Still, military life suited him curiously well; the US Army has the distinction of being the only institution to steadily support and appreciate the talents of Edgar Allan Poe while he was still alive. Assigned to an artillery battery and trained to prepare munitions, “Perry” now had food, clothing, shelter, and a reliable if modest salary of ten dollars a month. Before two years of his five-year stint were finished, he’d already risen to the highest enlisted rank of Regimental Sergeant Major.

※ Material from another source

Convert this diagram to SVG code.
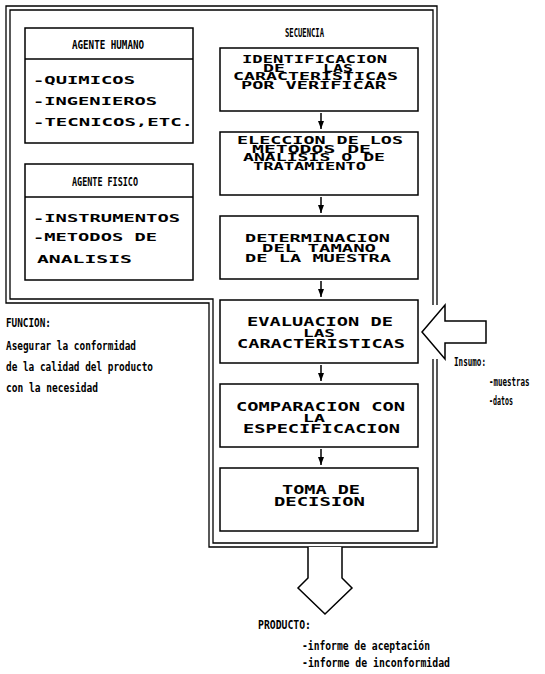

He continued writing and revising his poems, even appearing surreptitiously in magazines. His brother, Henry Poe, having landed some poems of his own in the short-lived
North American
magazine, quietly slipped in two of Edgar’s poems under his own “W.H.P.” byline—a necessary disguise, as Edgar was still on the run from creditors. A brief prose piece titled “A Fragment” also ran under Henry’s byline in the November 3, 1827, issue, though it was an uncharacteristically fevered first-person account by a despairing man about to shoot himself in the head: “Heavens! my hand does tremble—No! tis only the flickering of the lamp. . . . No more—the pistol—I have loaded it—the balls are new—quite bright—they will soon be in my heart—Incomprehensible death—what art thou? . . .” It’s quite unlike anything else published by Henry Poe. It is, though, remarkably similar to the mad, insistent narrators of Edgar’s later work. Hidden for centuries under Henry’s name, “A Fragment”
might instead be among the eighteen-year-old Edgar Allan Poe’s first published works of fiction.

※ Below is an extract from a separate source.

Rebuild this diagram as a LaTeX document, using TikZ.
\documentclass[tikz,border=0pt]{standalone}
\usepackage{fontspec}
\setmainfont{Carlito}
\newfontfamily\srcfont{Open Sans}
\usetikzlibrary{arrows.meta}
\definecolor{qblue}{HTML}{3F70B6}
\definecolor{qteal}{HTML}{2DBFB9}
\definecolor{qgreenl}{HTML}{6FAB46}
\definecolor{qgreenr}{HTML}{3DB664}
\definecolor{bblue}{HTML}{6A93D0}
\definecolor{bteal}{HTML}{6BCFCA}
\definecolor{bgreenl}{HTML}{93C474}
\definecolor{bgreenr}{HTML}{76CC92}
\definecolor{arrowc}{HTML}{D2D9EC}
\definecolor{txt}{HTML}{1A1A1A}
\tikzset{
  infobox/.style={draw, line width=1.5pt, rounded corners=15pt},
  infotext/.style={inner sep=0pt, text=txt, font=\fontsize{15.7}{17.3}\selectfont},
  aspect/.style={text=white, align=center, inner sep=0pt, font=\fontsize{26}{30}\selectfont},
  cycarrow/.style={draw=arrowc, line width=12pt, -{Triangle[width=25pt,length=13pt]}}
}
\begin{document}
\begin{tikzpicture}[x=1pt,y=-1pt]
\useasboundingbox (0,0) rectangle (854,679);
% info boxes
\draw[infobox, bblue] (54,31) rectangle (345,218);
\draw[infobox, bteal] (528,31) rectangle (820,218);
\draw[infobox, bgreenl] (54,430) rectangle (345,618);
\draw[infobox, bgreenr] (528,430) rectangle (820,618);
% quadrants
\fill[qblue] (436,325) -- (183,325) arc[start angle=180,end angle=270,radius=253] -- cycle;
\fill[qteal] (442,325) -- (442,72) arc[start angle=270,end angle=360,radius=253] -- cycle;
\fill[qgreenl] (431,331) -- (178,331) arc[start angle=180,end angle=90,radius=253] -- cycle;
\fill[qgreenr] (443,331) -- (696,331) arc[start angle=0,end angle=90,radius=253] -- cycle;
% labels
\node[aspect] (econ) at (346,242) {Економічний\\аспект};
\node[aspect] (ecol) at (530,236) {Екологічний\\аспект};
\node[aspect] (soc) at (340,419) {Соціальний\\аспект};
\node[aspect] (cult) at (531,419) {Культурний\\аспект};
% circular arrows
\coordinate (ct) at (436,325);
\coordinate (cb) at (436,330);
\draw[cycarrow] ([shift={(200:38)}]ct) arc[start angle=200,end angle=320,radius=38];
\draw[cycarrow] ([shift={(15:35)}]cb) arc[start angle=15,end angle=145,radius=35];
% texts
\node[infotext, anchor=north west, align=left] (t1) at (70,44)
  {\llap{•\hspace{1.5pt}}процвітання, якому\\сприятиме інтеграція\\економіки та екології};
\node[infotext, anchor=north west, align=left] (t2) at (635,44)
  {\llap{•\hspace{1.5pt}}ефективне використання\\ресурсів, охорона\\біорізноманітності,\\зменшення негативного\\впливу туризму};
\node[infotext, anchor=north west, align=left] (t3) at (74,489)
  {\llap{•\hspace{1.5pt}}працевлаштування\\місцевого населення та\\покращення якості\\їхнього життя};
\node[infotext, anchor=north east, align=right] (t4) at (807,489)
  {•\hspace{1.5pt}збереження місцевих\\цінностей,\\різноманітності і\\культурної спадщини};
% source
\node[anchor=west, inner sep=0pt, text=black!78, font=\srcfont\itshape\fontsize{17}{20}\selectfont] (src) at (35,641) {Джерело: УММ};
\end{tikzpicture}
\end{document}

As 1828 came to a close, Poe chafed at a five-year enlistment that offered no further advancement; his best hope lay in petitioning for a paid substitute to take his place so that he could attend West Point for officer training. Breaking a long silence to write to John Allan, Edgar contritely revealed his ruse and asked for help—“I am altered from what you knew [of] me, & am no longer a boy tossing about on the world without aim or consistency.” Though Allan ignored him at first, the death of his wife, Frances, that February softened him; in the days after her funeral, the adoptive father and son warily reconciled. With a grudging letter from Allan and sterling recommendations from his commanding officers (“His habits are good and interly [sic] free from drinking,” one added rather hopefully), Edgar A. Perry was honorably discharged in April 1829.